§ **DESCRIPTION OF THE TASK**
Set down each line of the material that follows, exactly, with no pictures.

........

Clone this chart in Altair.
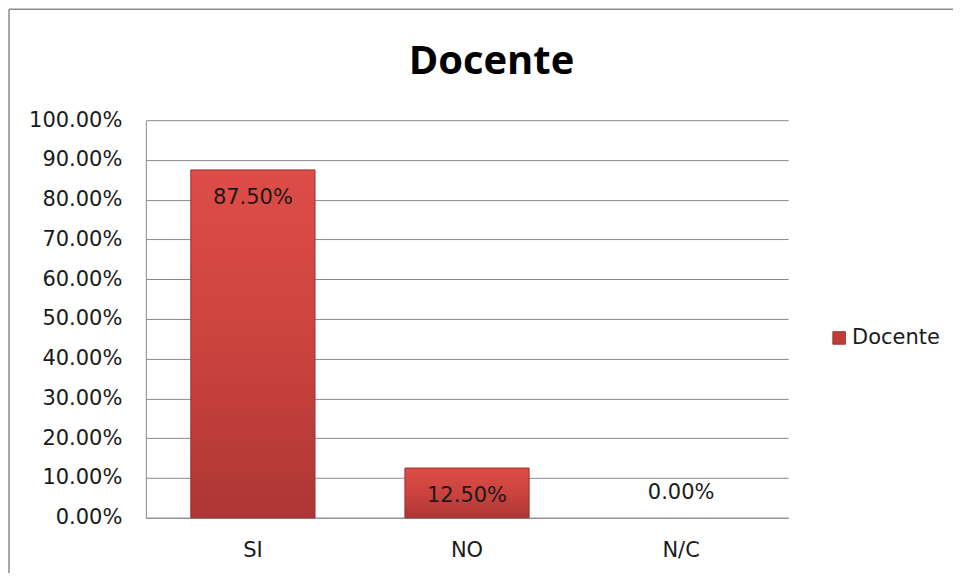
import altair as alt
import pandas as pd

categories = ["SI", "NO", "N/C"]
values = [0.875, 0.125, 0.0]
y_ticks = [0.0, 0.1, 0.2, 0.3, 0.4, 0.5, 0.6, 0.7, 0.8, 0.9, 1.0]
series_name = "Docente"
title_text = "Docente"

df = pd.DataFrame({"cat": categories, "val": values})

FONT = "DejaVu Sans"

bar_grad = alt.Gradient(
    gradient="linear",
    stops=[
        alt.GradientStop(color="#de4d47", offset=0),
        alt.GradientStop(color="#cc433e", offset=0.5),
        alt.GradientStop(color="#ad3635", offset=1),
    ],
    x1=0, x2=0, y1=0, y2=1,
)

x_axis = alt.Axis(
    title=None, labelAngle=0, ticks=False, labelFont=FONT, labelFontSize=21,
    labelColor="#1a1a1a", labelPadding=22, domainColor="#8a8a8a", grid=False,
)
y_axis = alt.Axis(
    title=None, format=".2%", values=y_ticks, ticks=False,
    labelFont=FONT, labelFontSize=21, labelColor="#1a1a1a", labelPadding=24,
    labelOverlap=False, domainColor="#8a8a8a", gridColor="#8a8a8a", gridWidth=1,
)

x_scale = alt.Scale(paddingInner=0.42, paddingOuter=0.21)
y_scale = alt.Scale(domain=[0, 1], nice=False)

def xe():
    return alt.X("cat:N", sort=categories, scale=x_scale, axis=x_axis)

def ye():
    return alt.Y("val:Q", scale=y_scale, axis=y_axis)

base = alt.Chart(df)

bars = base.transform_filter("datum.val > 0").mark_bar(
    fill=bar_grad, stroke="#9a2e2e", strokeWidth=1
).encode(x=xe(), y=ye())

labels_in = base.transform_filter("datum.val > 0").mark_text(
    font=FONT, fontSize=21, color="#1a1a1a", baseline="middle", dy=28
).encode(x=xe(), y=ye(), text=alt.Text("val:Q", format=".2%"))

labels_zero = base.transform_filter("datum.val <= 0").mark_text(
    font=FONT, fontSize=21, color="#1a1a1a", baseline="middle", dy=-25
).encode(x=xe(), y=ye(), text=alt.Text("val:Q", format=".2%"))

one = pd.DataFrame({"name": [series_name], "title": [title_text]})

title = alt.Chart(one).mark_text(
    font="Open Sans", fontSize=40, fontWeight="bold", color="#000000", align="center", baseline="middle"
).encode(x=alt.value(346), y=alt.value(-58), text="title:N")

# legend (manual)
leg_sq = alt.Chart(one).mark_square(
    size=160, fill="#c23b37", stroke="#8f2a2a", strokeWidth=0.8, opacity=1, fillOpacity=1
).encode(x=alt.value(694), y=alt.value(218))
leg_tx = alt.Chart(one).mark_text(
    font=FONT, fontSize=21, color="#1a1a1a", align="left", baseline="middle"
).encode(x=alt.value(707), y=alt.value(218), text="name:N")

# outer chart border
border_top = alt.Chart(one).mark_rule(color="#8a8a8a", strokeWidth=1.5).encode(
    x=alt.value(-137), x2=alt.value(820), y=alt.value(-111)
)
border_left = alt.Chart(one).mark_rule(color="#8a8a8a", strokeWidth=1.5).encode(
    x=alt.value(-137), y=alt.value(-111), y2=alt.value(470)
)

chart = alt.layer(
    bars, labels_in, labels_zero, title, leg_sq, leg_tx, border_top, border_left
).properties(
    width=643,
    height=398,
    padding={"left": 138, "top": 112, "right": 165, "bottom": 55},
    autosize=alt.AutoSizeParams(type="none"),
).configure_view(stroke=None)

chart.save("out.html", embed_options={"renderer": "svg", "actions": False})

........

§ **FULL OUTPUT**
Clone this chart in Altair.
import altair as alt
import pandas as pd

categories = ["SI", "NO", "N/C"]
values = [0.875, 0.125, 0.0]
y_ticks = [0.0, 0.1, 0.2, 0.3, 0.4, 0.5, 0.6, 0.7, 0.8, 0.9, 1.0]
series_name = "Docente"
title_text = "Docente"

df = pd.DataFrame({"cat": categories, "val": values})

FONT = "DejaVu Sans"

bar_grad = alt.Gradient(
    gradient="linear",
    stops=[
        alt.GradientStop(color="#de4d47", offset=0),
        alt.GradientStop(color="#cc433e", offset=0.5),
        alt.GradientStop(color="#ad3635", offset=1),
    ],
    x1=0, x2=0, y1=0, y2=1,
)

x_axis = alt.Axis(
    title=None, labelAngle=0, ticks=False, labelFont=FONT, labelFontSize=21,
    labelColor="#1a1a1a", labelPadding=22, domainColor="#8a8a8a", grid=False,
)
y_axis = alt.Axis(
    title=None, format=".2%", values=y_ticks, ticks=False,
    labelFont=FONT, labelFontSize=21, labelColor="#1a1a1a", labelPadding=24,
    labelOverlap=False, domainColor="#8a8a8a", gridColor="#8a8a8a", gridWidth=1,
)

x_scale = alt.Scale(paddingInner=0.42, paddingOuter=0.21)
y_scale = alt.Scale(domain=[0, 1], nice=False)

def xe():
    return alt.X("cat:N", sort=categories, scale=x_scale, axis=x_axis)

def ye():
    return alt.Y("val:Q", scale=y_scale, axis=y_axis)

base = alt.Chart(df)

bars = base.transform_filter("datum.val > 0").mark_bar(
    fill=bar_grad, stroke="#9a2e2e", strokeWidth=1
).encode(x=xe(), y=ye())

labels_in = base.transform_filter("datum.val > 0").mark_text(
    font=FONT, fontSize=21, color="#1a1a1a", baseline="middle", dy=28
).encode(x=xe(), y=ye(), text=alt.Text("val:Q", format=".2%"))

labels_zero = base.transform_filter("datum.val <= 0").mark_text(
    font=FONT, fontSize=21, color="#1a1a1a", baseline="middle", dy=-25
).encode(x=xe(), y=ye(), text=alt.Text("val:Q", format=".2%"))

one = pd.DataFrame({"name": [series_name], "title": [title_text]})

title = alt.Chart(one).mark_text(
    font="Open Sans", fontSize=40, fontWeight="bold", color="#000000", align="center", baseline="middle"
).encode(x=alt.value(346), y=alt.value(-58), text="title:N")

# legend (manual)
leg_sq = alt.Chart(one).mark_square(
    size=160, fill="#c23b37", stroke="#8f2a2a", strokeWidth=0.8, opacity=1, fillOpacity=1
).encode(x=alt.value(694), y=alt.value(218))
leg_tx = alt.Chart(one).mark_text(
    font=FONT, fontSize=21, color="#1a1a1a", align="left", baseline="middle"
).encode(x=alt.value(707), y=alt.value(218), text="name:N")

# outer chart border
border_top = alt.Chart(one).mark_rule(color="#8a8a8a", strokeWidth=1.5).encode(
    x=alt.value(-137), x2=alt.value(820), y=alt.value(-111)
)
border_left = alt.Chart(one).mark_rule(color="#8a8a8a", strokeWidth=1.5).encode(
    x=alt.value(-137), y=alt.value(-111), y2=alt.value(470)
)

chart = alt.layer(
    bars, labels_in, labels_zero, title, leg_sq, leg_tx, border_top, border_left
).properties(
    width=643,
    height=398,
    padding={"left": 138, "top": 112, "right": 165, "bottom": 55},
    autosize=alt.AutoSizeParams(type="none"),
).configure_view(stroke=None)

chart.save("out.html", embed_options={"renderer": "svg", "actions": False})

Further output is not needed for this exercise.